— begin PROVIDED MATERIAL —

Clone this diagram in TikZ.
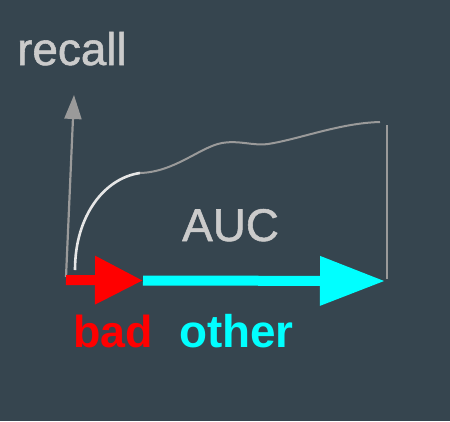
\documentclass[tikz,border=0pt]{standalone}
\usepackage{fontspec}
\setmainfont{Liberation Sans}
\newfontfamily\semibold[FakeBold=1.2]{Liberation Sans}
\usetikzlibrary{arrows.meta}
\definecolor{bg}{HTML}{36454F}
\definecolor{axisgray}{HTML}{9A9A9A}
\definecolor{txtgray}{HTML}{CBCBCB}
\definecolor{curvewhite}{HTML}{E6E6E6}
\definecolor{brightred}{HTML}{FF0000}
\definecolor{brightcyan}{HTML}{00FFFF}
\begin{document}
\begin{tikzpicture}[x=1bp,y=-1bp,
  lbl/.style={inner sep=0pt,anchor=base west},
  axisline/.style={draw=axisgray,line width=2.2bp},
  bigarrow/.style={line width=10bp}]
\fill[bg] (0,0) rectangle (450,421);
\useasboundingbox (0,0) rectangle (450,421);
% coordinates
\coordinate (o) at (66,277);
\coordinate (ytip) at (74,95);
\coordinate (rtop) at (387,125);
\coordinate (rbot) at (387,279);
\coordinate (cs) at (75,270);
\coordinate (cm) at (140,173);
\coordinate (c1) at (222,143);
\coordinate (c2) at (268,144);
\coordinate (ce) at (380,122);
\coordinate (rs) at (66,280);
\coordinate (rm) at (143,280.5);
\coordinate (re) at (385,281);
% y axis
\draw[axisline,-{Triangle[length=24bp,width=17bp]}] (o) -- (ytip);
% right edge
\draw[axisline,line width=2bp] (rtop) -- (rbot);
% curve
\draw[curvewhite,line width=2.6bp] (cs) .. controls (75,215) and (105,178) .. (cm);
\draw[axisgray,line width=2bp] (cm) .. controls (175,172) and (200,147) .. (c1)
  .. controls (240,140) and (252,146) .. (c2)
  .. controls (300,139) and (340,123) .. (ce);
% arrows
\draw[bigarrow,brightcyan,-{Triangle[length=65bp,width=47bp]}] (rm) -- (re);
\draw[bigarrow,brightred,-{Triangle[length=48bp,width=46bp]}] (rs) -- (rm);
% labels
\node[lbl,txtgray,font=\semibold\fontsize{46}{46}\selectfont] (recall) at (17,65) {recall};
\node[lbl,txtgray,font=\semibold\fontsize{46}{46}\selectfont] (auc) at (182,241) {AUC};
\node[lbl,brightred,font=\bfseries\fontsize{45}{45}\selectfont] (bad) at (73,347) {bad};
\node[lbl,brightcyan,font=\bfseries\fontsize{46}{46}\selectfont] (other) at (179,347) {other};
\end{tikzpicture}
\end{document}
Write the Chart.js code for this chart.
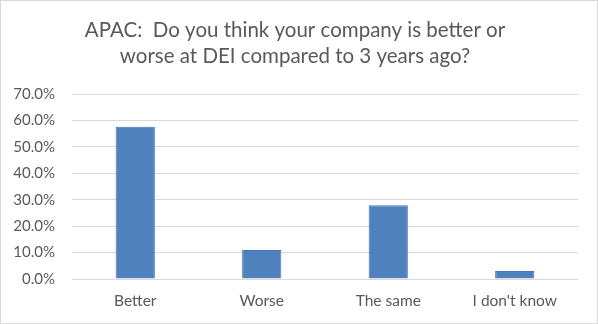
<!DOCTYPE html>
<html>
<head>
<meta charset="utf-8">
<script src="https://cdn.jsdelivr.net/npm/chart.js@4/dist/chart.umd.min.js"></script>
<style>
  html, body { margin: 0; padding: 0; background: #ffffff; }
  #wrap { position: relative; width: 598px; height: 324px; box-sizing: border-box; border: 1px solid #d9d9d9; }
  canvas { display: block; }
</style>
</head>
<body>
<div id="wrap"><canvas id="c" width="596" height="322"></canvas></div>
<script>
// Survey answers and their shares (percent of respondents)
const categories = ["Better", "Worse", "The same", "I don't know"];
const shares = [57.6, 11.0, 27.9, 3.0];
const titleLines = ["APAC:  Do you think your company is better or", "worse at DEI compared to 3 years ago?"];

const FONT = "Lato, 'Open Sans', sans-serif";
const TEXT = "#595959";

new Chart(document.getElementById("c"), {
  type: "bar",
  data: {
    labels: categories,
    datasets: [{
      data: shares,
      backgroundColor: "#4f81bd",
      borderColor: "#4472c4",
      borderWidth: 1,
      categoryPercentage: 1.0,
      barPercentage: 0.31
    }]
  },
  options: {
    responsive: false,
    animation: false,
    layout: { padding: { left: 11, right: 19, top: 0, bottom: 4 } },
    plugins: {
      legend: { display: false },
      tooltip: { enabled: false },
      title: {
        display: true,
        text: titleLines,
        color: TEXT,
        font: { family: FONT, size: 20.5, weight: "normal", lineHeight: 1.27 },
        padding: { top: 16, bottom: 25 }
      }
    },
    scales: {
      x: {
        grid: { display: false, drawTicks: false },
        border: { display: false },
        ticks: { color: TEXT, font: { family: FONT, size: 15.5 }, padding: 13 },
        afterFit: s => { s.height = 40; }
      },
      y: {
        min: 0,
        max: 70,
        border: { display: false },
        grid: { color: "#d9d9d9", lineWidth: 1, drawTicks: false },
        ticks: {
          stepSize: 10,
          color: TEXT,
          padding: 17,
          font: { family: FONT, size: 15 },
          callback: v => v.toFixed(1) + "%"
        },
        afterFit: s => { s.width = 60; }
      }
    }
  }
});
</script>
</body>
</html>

— end PROVIDED MATERIAL —

BRIEF
In your copy of the listing above, reproduce each line exactly and omit all pictures.

THE COMPLETED TASK
Clone this diagram in TikZ.
\documentclass[tikz,border=0pt]{standalone}
\usepackage{fontspec}
\setmainfont{Liberation Sans}
\newfontfamily\semibold[FakeBold=1.2]{Liberation Sans}
\usetikzlibrary{arrows.meta}
\definecolor{bg}{HTML}{36454F}
\definecolor{axisgray}{HTML}{9A9A9A}
\definecolor{txtgray}{HTML}{CBCBCB}
\definecolor{curvewhite}{HTML}{E6E6E6}
\definecolor{brightred}{HTML}{FF0000}
\definecolor{brightcyan}{HTML}{00FFFF}
\begin{document}
\begin{tikzpicture}[x=1bp,y=-1bp,
  lbl/.style={inner sep=0pt,anchor=base west},
  axisline/.style={draw=axisgray,line width=2.2bp},
  bigarrow/.style={line width=10bp}]
\fill[bg] (0,0) rectangle (450,421);
\useasboundingbox (0,0) rectangle (450,421);
% coordinates
\coordinate (o) at (66,277);
\coordinate (ytip) at (74,95);
\coordinate (rtop) at (387,125);
\coordinate (rbot) at (387,279);
\coordinate (cs) at (75,270);
\coordinate (cm) at (140,173);
\coordinate (c1) at (222,143);
\coordinate (c2) at (268,144);
\coordinate (ce) at (380,122);
\coordinate (rs) at (66,280);
\coordinate (rm) at (143,280.5);
\coordinate (re) at (385,281);
% y axis
\draw[axisline,-{Triangle[length=24bp,width=17bp]}] (o) -- (ytip);
% right edge
\draw[axisline,line width=2bp] (rtop) -- (rbot);
% curve
\draw[curvewhite,line width=2.6bp] (cs) .. controls (75,215) and (105,178) .. (cm);
\draw[axisgray,line width=2bp] (cm) .. controls (175,172) and (200,147) .. (c1)
  .. controls (240,140) and (252,146) .. (c2)
  .. controls (300,139) and (340,123) .. (ce);
% arrows
\draw[bigarrow,brightcyan,-{Triangle[length=65bp,width=47bp]}] (rm) -- (re);
\draw[bigarrow,brightred,-{Triangle[length=48bp,width=46bp]}] (rs) -- (rm);
% labels
\node[lbl,txtgray,font=\semibold\fontsize{46}{46}\selectfont] (recall) at (17,65) {recall};
\node[lbl,txtgray,font=\semibold\fontsize{46}{46}\selectfont] (auc) at (182,241) {AUC};
\node[lbl,brightred,font=\bfseries\fontsize{45}{45}\selectfont] (bad) at (73,347) {bad};
\node[lbl,brightcyan,font=\bfseries\fontsize{46}{46}\selectfont] (other) at (179,347) {other};
\end{tikzpicture}
\end{document}
Write the Chart.js code for this chart.
<!DOCTYPE html>
<html>
<head>
<meta charset="utf-8">
<script src="https://cdn.jsdelivr.net/npm/chart.js@4/dist/chart.umd.min.js"></script>
<style>
  html, body { margin: 0; padding: 0; background: #ffffff; }
  #wrap { position: relative; width: 598px; height: 324px; box-sizing: border-box; border: 1px solid #d9d9d9; }
  canvas { display: block; }
</style>
</head>
<body>
<div id="wrap"><canvas id="c" width="596" height="322"></canvas></div>
<script>
// Survey answers and their shares (percent of respondents)
const categories = ["Better", "Worse", "The same", "I don't know"];
const shares = [57.6, 11.0, 27.9, 3.0];
const titleLines = ["APAC:  Do you think your company is better or", "worse at DEI compared to 3 years ago?"];

const FONT = "Lato, 'Open Sans', sans-serif";
const TEXT = "#595959";

new Chart(document.getElementById("c"), {
  type: "bar",
  data: {
    labels: categories,
    datasets: [{
      data: shares,
      backgroundColor: "#4f81bd",
      borderColor: "#4472c4",
      borderWidth: 1,
      categoryPercentage: 1.0,
      barPercentage: 0.31
    }]
  },
  options: {
    responsive: false,
    animation: false,
    layout: { padding: { left: 11, right: 19, top: 0, bottom: 4 } },
    plugins: {
      legend: { display: false },
      tooltip: { enabled: false },
      title: {
        display: true,
        text: titleLines,
        color: TEXT,
        font: { family: FONT, size: 20.5, weight: "normal", lineHeight: 1.27 },
        padding: { top: 16, bottom: 25 }
      }
    },
    scales: {
      x: {
        grid: { display: false, drawTicks: false },
        border: { display: false },
        ticks: { color: TEXT, font: { family: FONT, size: 15.5 }, padding: 13 },
        afterFit: s => { s.height = 40; }
      },
      y: {
        min: 0,
        max: 70,
        border: { display: false },
        grid: { color: "#d9d9d9", lineWidth: 1, drawTicks: false },
        ticks: {
          stepSize: 10,
          color: TEXT,
          padding: 17,
          font: { family: FONT, size: 15 },
          callback: v => v.toFixed(1) + "%"
        },
        afterFit: s => { s.width = 60; }
      }
    }
  }
});
</script>
</body>
</html>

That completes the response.